Silio Boccanera — O último capítulo do livro discute uma declaração que Lula fez sugerindo que o século 21 seria o século do Brasil. Você não concorda, não é?
Michael Reid —
Eu não discordo. Novamente, Lula foi esperto ao dizer isso em 2010, então tem 90 anos para que se confirme. O que eu digo é que, para que seja o século do Brasil, as coisas terão que mudar. Não vai acontecer automaticamente. Acho que o Brasil precisa de uma nova rodada de reformas. Ele encontrou o caminho da cidadania e do crescimento econômico na democracia, mas o ritmo do progresso nesse caminho diminuiu claramente nos últimos quatro anos.

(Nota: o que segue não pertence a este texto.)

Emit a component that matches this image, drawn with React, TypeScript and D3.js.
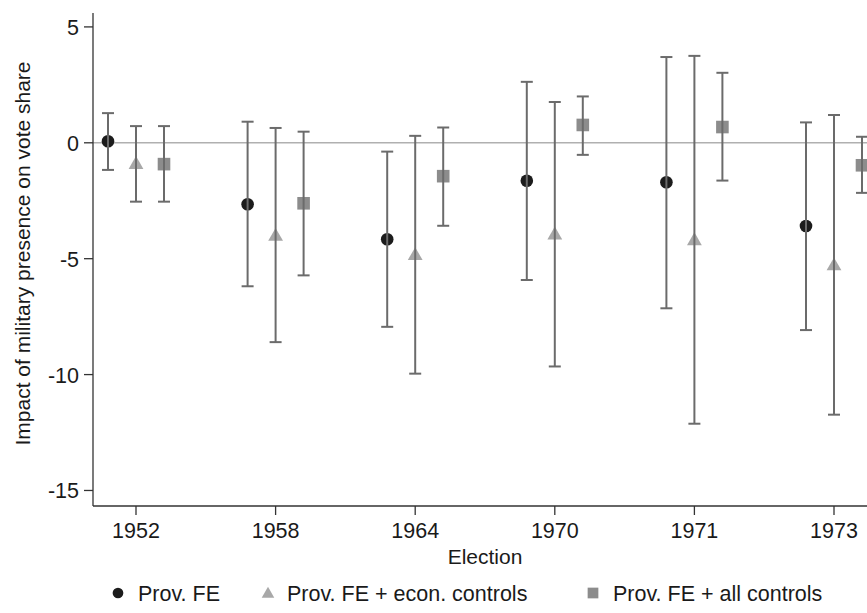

Para ser justo com Dilma, vários erros foram cometidos em 2008, na reação à crise financeira internacional. Acho que Lula e o PT concluíram que o modelo chinês tinha triunfado e que o Consenso de Washington tinha fracassado. E acho que eles chegaram às conclusões erradas até certo ponto. Portanto, para que seja o século do Brasil, o país precisa encontrar formas de continuar trilhando esse caminho mais rápido, e isso requer uma nova rodada de reformas, principalmente do Estado e do sistema político.